# basic SMP question

## Jake

Someone on another forum said programs not built for SMP will always be stuck running on the first CPU. Is this true?

----------

## dvc5

SMP scheduling is handled by the kernel and is transparent to the program. I have a dual proc box at home that runs the simplest of programs across both processors.

----------

## Jake

That's what I thought, thanks.

----------

## ewan.paton

aparantly you can use bind to hold them on a specific cpu, an example of this i heard was the HT logical processor being used for database indexes and the real one for serving

----------

## Crg

 *ewan.paton wrote:*   

> aparantly you can use bind to hold them on a specific cpu, an example of this i heard was the HT logical processor being used for database indexes and the real one for serving

 

Don't really see binding to one "proc" being that useful on a HT processor as I think the cache is shared.

On a proper multiple processor box, binding apps to one proc (hard affinity) can increase performance slightly by optimising cache performance by stopping the process bouncing around cpus.

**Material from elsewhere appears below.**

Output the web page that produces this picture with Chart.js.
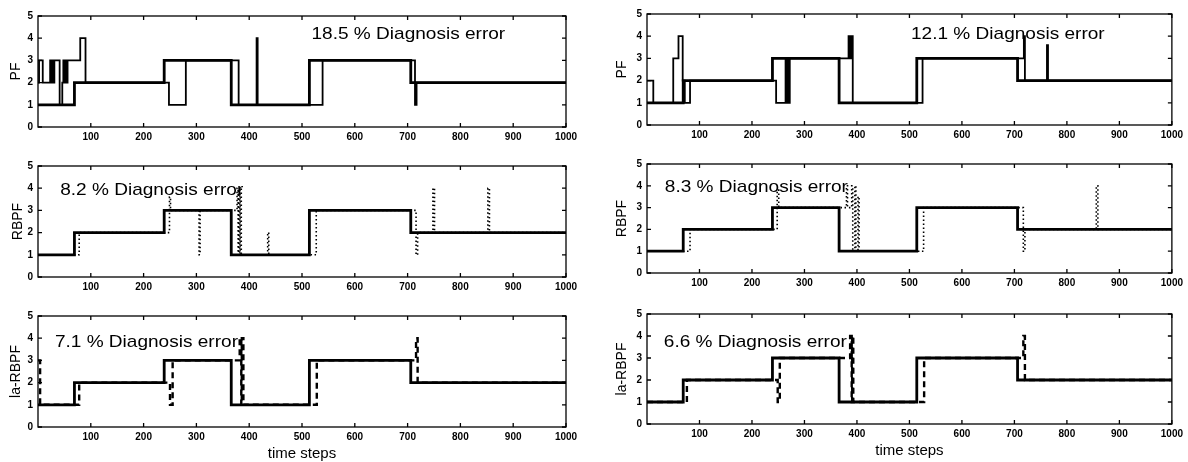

With the later linux kernel schedulers, though, such as the (0)1 scheduler it naturally tries to keep processors running on the cpu it was running on last (soft affinity), so it'd be very rare you'd want/need hard affinity.

 *jake wrote:*   

> Someone on another forum said programs not built for SMP will always be stuck running on the first CPU. Is this true?

 

You often (pretty always) have multiple processes running, and a process will be run on whatever cpu is available.Last edited by Crg on Mon Apr 26, 2004 6:28 pm; edited 1 time in total

----------

## ewan.paton

 *Crg wrote:*   

> 
> 
> actually it was Jake who wrote
> 
>  *ewan.paton wrote:*   Someone on another forum said programs not built for SMP will always be stuck running on the first CPU. Is this true? 
> ...

 

yeh i was reading about the proccesor affinity a couple of days ago, the db example was one some one mentioned to me and i put the two together, i assumed it was a good way of hardware renicing since the real proc is always suposed to get priority

since the cpu load on my system is 1%,1%,2% and 1% i dont think i need to bother about such things but unless needed for hotswaping on my next rig but its just nice to know its possible

----------

## Crg

 *ewan.paton wrote:*   

> actually it was Jake who wrote

 

Heh, yeah sorry about that messed up the quote.  :Smile: 

 *ewan.paton wrote:*   

> yeh i was reading about the proccesor affinity a couple of days ago, the db example was one some one mentioned to me and i put the two together, i assumed it was a good way of hardware renicing since the real proc is always suposed to get priority

 

That's possible.  Haven't really looked at how HT is handled by the scheduler.

----------

## spamspam

 *Crg wrote:*   

> 
> 
> With the later linux kernel schedulers, though, such as the (0)1 scheduler it naturally tries to keep processors running on the cpu it was running on last (soft affinity), so it'd be very rare you'd want/need hard affinity.
> 
> 

 

Here's one for you though:

We have a dual-CPU Athlon MP box that's used for image processing. There's enough cooling for most uses, but every few weeks we run a script that puts both CPUs and the 4 drive RAID-5 array at near 100% usage for 4-6 hours at a time. On warm days after about 2 hours the Heatsinks and Case get heat-soaked and the system shuts down (starting with one of the drives getting punted from the RAID). 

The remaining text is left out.